Real Analysis, Folland 3.5.34 
Suppose that $F,G \in BV[a, b]$, where $-\infty<a<b<\infty$. I want to prove that if there are no points on $[a,b]$ where $F$ and $G$ are both discontinuous, then $$\int_{[a,b]} F d G+\int_{[a,b]} G dF= F(b)G(b)-F(a-)G(a-)$$

I know that $$\int_{[a,b]}\frac{F(x)+F(x-)}{2}dG(x)+\int_{[a,b]} \frac{G(x)+G(x-)}{2}dF(x)=F(b)G(b)-F(a-)G(-b).$$
How I can use the hypothesis that there are no points in $[a,b]$ where $F$ and $G$ are both discontinuous??
 A: Recall that any rights continuous function of finite variation $F$ on an interval $\alpha,\beta$ generates a unique (possibly signed) measure $\mu_F$ if local finite variation such that $\mu_F((a,b])=F(b)-F(a)$. This is the so called Lebesgue-Stieltjes measure associated to $F$, see for example Klenke, A. Probability theory, Universitext, Springer-Verlag, London 2008, pp 26-27.)

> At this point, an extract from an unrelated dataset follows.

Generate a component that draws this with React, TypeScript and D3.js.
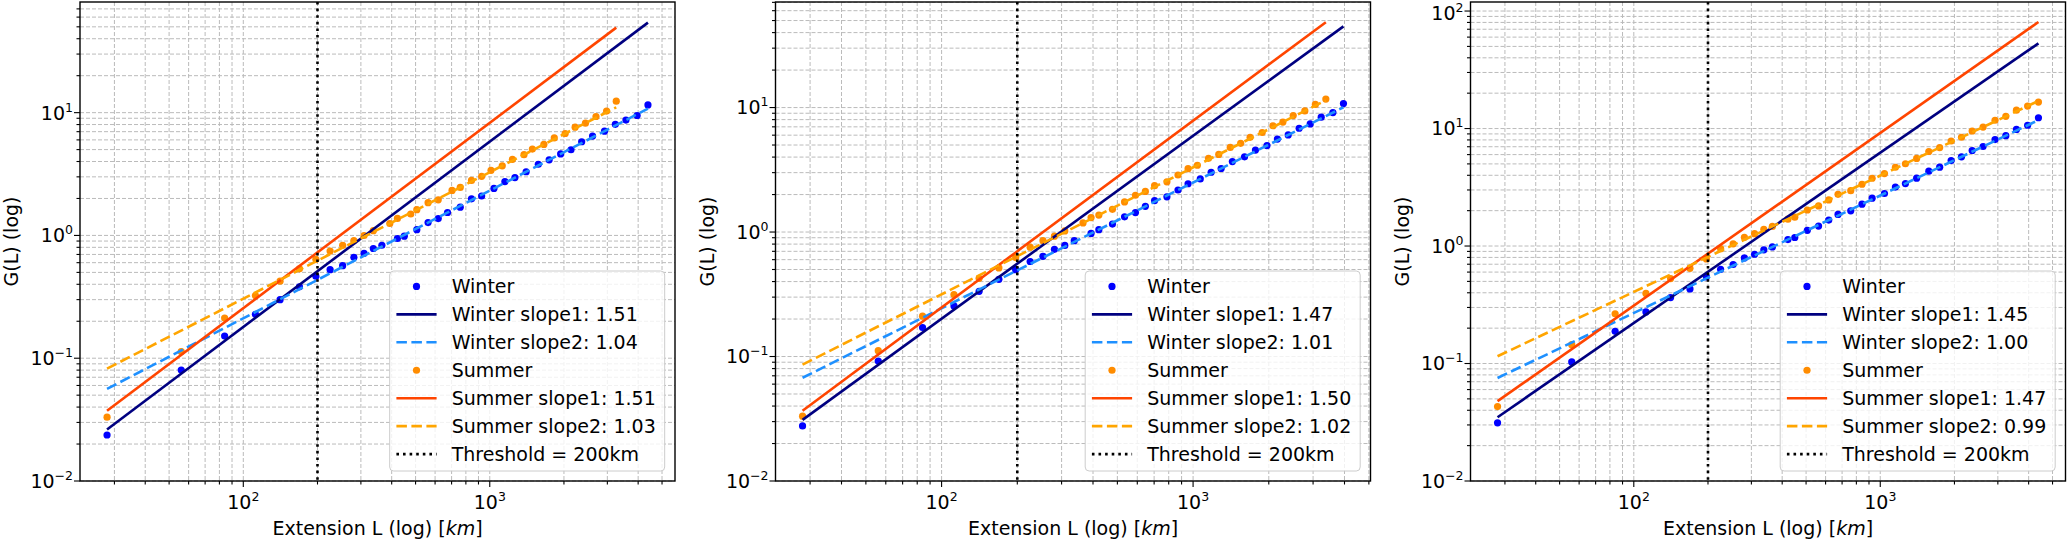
import React from 'react';
import * as d3 from 'd3';

const FONT = '"DejaVu Sans", Verdana, sans-serif';
const FS = 19;
const TOP = 2;
const BOTTOM = 481;
const PW = 595;
const PANEL_LEFT = [80, 775.5, 1470.5];

// extension L [km] of the bins
const extWinterA = [28, 56, 84, 112, 141, 169, 197, 225, 253, 281, 309, 337, 365, 422, 450, 506, 562, 618, 674, 759, 843, 927, 1040, 1152, 1265, 1405, 1574, 1742, 1939, 2136, 2360, 2613, 2922, 3232, 3569, 3962, 4384];
const extSummerA = [28, 56, 84, 112, 141, 169, 197, 225, 253, 281, 309, 337, 393, 422, 478, 506, 562, 618, 703, 759, 843, 927, 1012, 1124, 1236, 1377, 1489, 1658, 1827, 2023, 2220, 2445, 2698, 2979, 3260];
const extWinterB = [28, 56, 84, 112, 141, 169, 197, 225, 253, 281, 309, 337, 393, 422, 478, 534, 590, 646, 703, 787, 871, 955, 1068, 1180, 1293, 1433, 1602, 1770, 1967, 2164, 2389, 2641, 2922, 3232, 3597, 3962];
const extSummerB = [28, 56, 84, 112, 141, 169, 197, 225, 253, 281, 309, 365, 393, 422, 478, 534, 590, 646, 703, 787, 871, 955, 1040, 1152, 1265, 1405, 1546, 1686, 1883, 2079, 2276, 2501, 2782, 3063, 3372];

// G(L) values, one list per panel and season
const gWinterA = [0.0237, 0.0800, 0.1514, 0.2279, 0.2999, 0.3817, 0.4651, 0.526, 0.5675, 0.6637, 0.716, 0.783, 0.832, 0.944, 0.986, 1.115, 1.273, 1.373, 1.538, 1.699, 1.986, 2.094, 2.413, 2.748, 2.958, 3.301, 3.800, 4.128, 4.613, 4.986, 5.794, 6.441, 7.069, 8.032, 8.701, 9.480, 11.55];
const gSummerA = [0.0331, 0.1133, 0.2126, 0.3237, 0.4241, 0.5346, 0.6384, 0.7454, 0.831, 0.906, 0.999, 1.093, 1.251, 1.375, 1.494, 1.622, 1.849, 1.948, 2.327, 2.462, 2.808, 3.027, 3.388, 3.691, 4.167, 4.549, 5.047, 5.508, 6.226, 6.761, 7.612, 8.214, 9.304, 10.30, 12.40];
const gWinterB = [0.0277, 0.0920, 0.171, 0.255, 0.3337, 0.4173, 0.4982, 0.5797, 0.6377, 0.7261, 0.781, 0.853, 0.974, 1.044, 1.158, 1.326, 1.434, 1.608, 1.790, 1.918, 2.175, 2.442, 2.671, 3.023, 3.238, 3.679, 4.022, 4.553, 4.950, 5.578, 6.022, 6.821, 7.382, 8.362, 9.106, 10.76];
const gSummerB = [0.0332, 0.1115, 0.2110, 0.3150, 0.4250, 0.5150, 0.6240, 0.7555, 0.852, 0.927, 1.021, 1.184, 1.306, 1.369, 1.521, 1.744, 1.975, 2.118, 2.359, 2.530, 2.872, 3.229, 3.440, 3.908, 4.200, 4.786, 5.155, 5.765, 6.305, 7.139, 7.649, 8.617, 9.387, 10.60, 11.70];
const gWinterC = [0.0313, 0.1032, 0.1880, 0.2748, 0.3640, 0.4315, 0.5465, 0.6333, 0.6963, 0.7916, 0.851, 0.9286, 0.983, 1.134, 1.182, 1.361, 1.478, 1.663, 1.857, 1.995, 2.269, 2.554, 2.798, 3.172, 3.402, 3.780, 4.334, 4.688, 5.339, 5.746, 6.501, 7.033, 8.047, 8.695, 9.827, 10.66, 12.35];
const gSummerC = [0.043, 0.1446, 0.2652, 0.3951, 0.5279, 0.6465, 0.7754, 0.950, 1.043, 1.185, 1.273, 1.387, 1.467, 1.691, 1.761, 2.025, 2.196, 2.470, 2.754, 2.957, 3.357, 3.776, 4.133, 4.682, 5.016, 5.568, 6.375, 6.889, 7.836, 8.427, 9.524, 10.29, 11.76, 12.70, 14.34, 15.54, 16.79];

// power-law fits: slope and log10 G at L = 1 km, per panel
const winterSlope1 = [1.51, 1.47, 1.45];
const winterSlope2 = [1.04, 1.01, 1.00];
const summerSlope1 = [1.51, 1.50, 1.47];
const summerSlope2 = [1.03, 1.02, 0.99];
const winterIcpt1 = [-3.766, -3.6366, -3.5556];
const winterIcpt2 = [-2.755, -2.6322, -2.5701];
const summerIcpt1 = [-3.6125, -3.6061, -3.4471];
const summerIcpt2 = [-2.5752, -2.5407, -2.3705];
const threshold = 200;

const panelData = [
  { wx: extWinterA, wg: gWinterA, sx: extSummerA, sg: gSummerA },
  { wx: extWinterB, wg: gWinterB, sx: extSummerB, sg: gSummerB },
  { wx: extWinterA, wg: gWinterC, sx: extWinterA, sg: gSummerC },
];

const isMajor = (t: number) => Math.abs(Math.log10(t) - Math.round(Math.log10(t))) < 1e-6;

const Pow10 = ({ e, ...rest }: any) => (
  <text fontFamily={FONT} fontSize={FS} fill="#000" {...rest}>
    <tspan>10</tspan>
    <tspan dy={-8} fontSize={12.5}>{e < 0 ? `\u2212${-e}` : `${e}`}</tspan>
  </text>
);

const Panel: React.FC<{ i: number }> = ({ i }) => {
  const left = PANEL_LEFT[i];
  const right = left + PW;
  const { wx, wg, sx, sg } = panelData[i];

  const fits = [
    { s: winterSlope1[i], b: winterIcpt1[i], L: wx, color: '#000080', dash: undefined, label: `Winter slope1: ${winterSlope1[i].toFixed(2)}` },
    { s: winterSlope2[i], b: winterIcpt2[i], L: wx, color: '#1e90ff', dash: '10.5,4.5', label: `Winter slope2: ${winterSlope2[i].toFixed(2)}` },
    { s: summerSlope1[i], b: summerIcpt1[i], L: sx, color: '#ff4500', dash: undefined, label: `Summer slope1: ${summerSlope1[i].toFixed(2)}` },
    { s: summerSlope2[i], b: summerIcpt2[i], L: sx, color: '#ffa500', dash: '10.5,4.5', label: `Summer slope2: ${summerSlope2[i].toFixed(2)}` },
  ];
  const fitG = (f: any, L: number) => Math.pow(10, f.b + f.s * Math.log10(L));
  const ends = (f: any) => [f.L[0], f.L[f.L.length - 1]];

  // matplotlib-like 5% margins in log space
  const allL = wx.concat(sx);
  const l0 = Math.log10(d3.min(allL)!), l1 = Math.log10(d3.max(allL)!);
  const mx = 0.05 * (l1 - l0);
  const x = d3.scaleLog().domain([10 ** (l0 - mx), 10 ** (l1 + mx)]).range([left, right]);

  const allG = [...wg, ...sg, ...fits.flatMap(f => ends(f).map(L => fitG(f, L)))];
  const g0 = Math.log10(d3.min(allG)!), g1 = Math.log10(d3.max(allG)!);
  const y = d3.scaleLog().domain([0.01, 10 ** (g1 + 0.05 * (g1 - g0))]).range([BOTTOM, TOP]);

  const xt = x.ticks().filter(t => t >= x.domain()[0] && t <= x.domain()[1]);
  const yt = y.ticks().filter(t => t >= y.domain()[0] * 0.999 && t <= y.domain()[1]);

  const line = d3.line<number>().x(L => x(L));

  const legendW = 275;
  const bx = right - 10.3 - legendW;
  const by = 271;
  const rowY = (r: number) => 286.4 + r * 27.95;
  const hx0 = bx + 6.7, hx1 = bx + 46.9, hxm = bx + 26.8, tx = bx + 62;

  const legendRows = [
    { kind: 'dot', color: '#0000ff', label: 'Winter' },
    { kind: 'line', color: fits[0].color, dash: fits[0].dash, label: fits[0].label },
    { kind: 'line', color: fits[1].color, dash: fits[1].dash, label: fits[1].label },
    { kind: 'dot', color: '#ff8c00', label: 'Summer' },
    { kind: 'line', color: fits[2].color, dash: fits[2].dash, label: fits[2].label },
    { kind: 'line', color: fits[3].color, dash: fits[3].dash, label: fits[3].label },
    { kind: 'thr', color: '#000', label: `Threshold = ${threshold}km` },
  ];

  return (
    <g>
      <rect x={left} y={TOP} width={PW} height={BOTTOM - TOP} fill="#fff" />
      {/* grid, major and minor */}
      <g stroke="#b0b0b0" strokeWidth={1} strokeDasharray="4,2" opacity={0.85}>
        {xt.map((t, k) => <line key={`gx${k}`} x1={x(t)} x2={x(t)} y1={TOP} y2={BOTTOM} />)}
        {yt.map((t, k) => <line key={`gy${k}`} x1={left} x2={right} y1={y(t)} y2={y(t)} />)}
      </g>

      {/* points */}
      {wx.map((L, k) => <circle key={`w${k}`} cx={x(L)} cy={y(wg[k])} r={3.6} fill="#0000ff" />)}
      {sx.map((L, k) => <circle key={`s${k}`} cx={x(L)} cy={y(sg[k])} r={3.6} fill="#ff8c00" />)}

      {/* fits */}
      {fits.map((f, k) => (
        <path key={`f${k}`} d={line.y(L => y(fitG(f, L)))(ends(f)) || ''}
          fill="none" stroke={f.color} strokeWidth={2.6} strokeDasharray={f.dash} />
      ))}

      {/* threshold */}
      <line x1={x(threshold)} x2={x(threshold)} y1={TOP} y2={BOTTOM}
        stroke="#000" strokeWidth={2.6} strokeDasharray="2.6,4" />

      {/* spines */}
      <rect x={left} y={TOP} width={PW} height={BOTTOM - TOP} fill="none" stroke="#000" strokeWidth={1.4} />

      {/* ticks */}
      <g stroke="#000" strokeWidth={1.1}>
        {xt.map((t, k) => <line key={`tx${k}`} x1={x(t)} x2={x(t)} y1={BOTTOM} y2={BOTTOM + (isMajor(t) ? 6 : 3.5)} />)}
        {yt.map((t, k) => <line key={`ty${k}`} x1={left} x2={left - (isMajor(t) ? 6 : 3.5)} y1={y(t)} y2={y(t)} />)}
      </g>
      {xt.filter(isMajor).map((t, k) => (
        <Pow10 key={`lx${k}`} e={Math.round(Math.log10(t))} x={x(t)} y={509} textAnchor="middle" />
      ))}
      {yt.filter(isMajor).map((t, k) => (
        <Pow10 key={`ly${k}`} e={Math.round(Math.log10(t))} x={left - 7} y={Math.max(y(t) + 6.9, 20)} textAnchor="end" />
      ))}

      {/* axis labels */}
      <text x={(left + right) / 2} y={535} textAnchor="middle" fontFamily={FONT} fontSize={FS}>
        Extension L (log) [<tspan fontStyle="italic">km</tspan>]
      </text>
      <text transform={`translate(${left - 62},${(TOP + BOTTOM) / 2}) rotate(-90)`} textAnchor="middle"
        fontFamily={FONT} fontSize={FS}>G(L) (log)</text>

      {/* legend */}
      <rect x={bx} y={by} width={legendW} height={200} rx={4} fill="#fff" fillOpacity={0.8}
        stroke="#cccccc" strokeWidth={1} />
      {legendRows.map((r, k) => (
        <g key={`lg${k}`}>
          {r.kind === 'dot' && <circle cx={hxm} cy={rowY(k)} r={3.6} fill={r.color} />}
          {r.kind === 'line' && <line x1={hx0} x2={hx1} y1={rowY(k)} y2={rowY(k)} stroke={r.color}
            strokeWidth={2.6} strokeDasharray={(r as any).dash} />}
          {r.kind === 'thr' && <line x1={hx0} x2={hx1} y1={rowY(k)} y2={rowY(k)} stroke="#000"
            strokeWidth={2.6} strokeDasharray="2.6,4" />}
          <text x={tx} y={rowY(k) + 6.5} fontFamily={FONT} fontSize={FS}>{r.label}</text>
        </g>
      ))}
    </g>
  );
};

export default function App() {
  return (
    <svg width={2067} height={541} style={{ position: 'absolute', left: 0, top: 0, background: '#fff' }}>
      <rect width={2067} height={541} fill="#fff" />
      {[0, 1, 2].map(i => <Panel key={i} i={i} />)}
    </svg>
  );
}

Theorem: Let $F$, $G$ be right--continuous functions of locally finite variation on an interval $I$ (bound or unbounded) Let $\mu_F$ and $\mu_G$ the Stieltjes-Lebesgue measures generated by $F$ and $G$ respectively. For any compact $[a,b]\subset I$
$$
\int_{(a,b]}F(t)\mu_G(dt)=F(b)G(b)-F(a)G(a)-\int_{(a,b]}G(t-)\mu_F(dt)
$$
where $G(t-)=\lim_{s\nearrow t}G(s)$.

A proof can be obtained using Fubini's theorem
\begin{aligned}
F(b)-F(a))(G(b)-G(a))&=\int_{(a,b]\times(a,b]}\mu_F\otimes\mu_G(dt,ds)\\
&=\int_{(a,b]}\Big(\int_{(a,s]}\mu_F(dt)\Big)\mu_G(s) +\int_{(a,b]}\Big(\int_{(s,b]}\mu_F(dt)\Big)\mu_G(ds)\\
&=\int_{(a,b]}\Big(\int_{(a,s]}\mu_F(dt)\Big)\mu_G(s) +\int_{(a,b]}\Big(\int_{(a,t)}\mu_G(ds)\Big)\mu_F(dt)\\
&=\int_{(a,b]} F(s)-F(a)\mu_G(s) +\int_{(a,b]}G(t-)-G(a)\mu_F(dt)\\
\end{aligned}
Algegraic simplifications yields the result in the Theorem.
If in addition $F$ and $G$ are continuous, then $F(a)=F(a-)$ and $G(a)=G(a-)$. Hence $\mu_F(\{a\})=\mu_G(\{a\})=0$, and we can substitute $(a,b]$ by $[a,b]$ in the integration.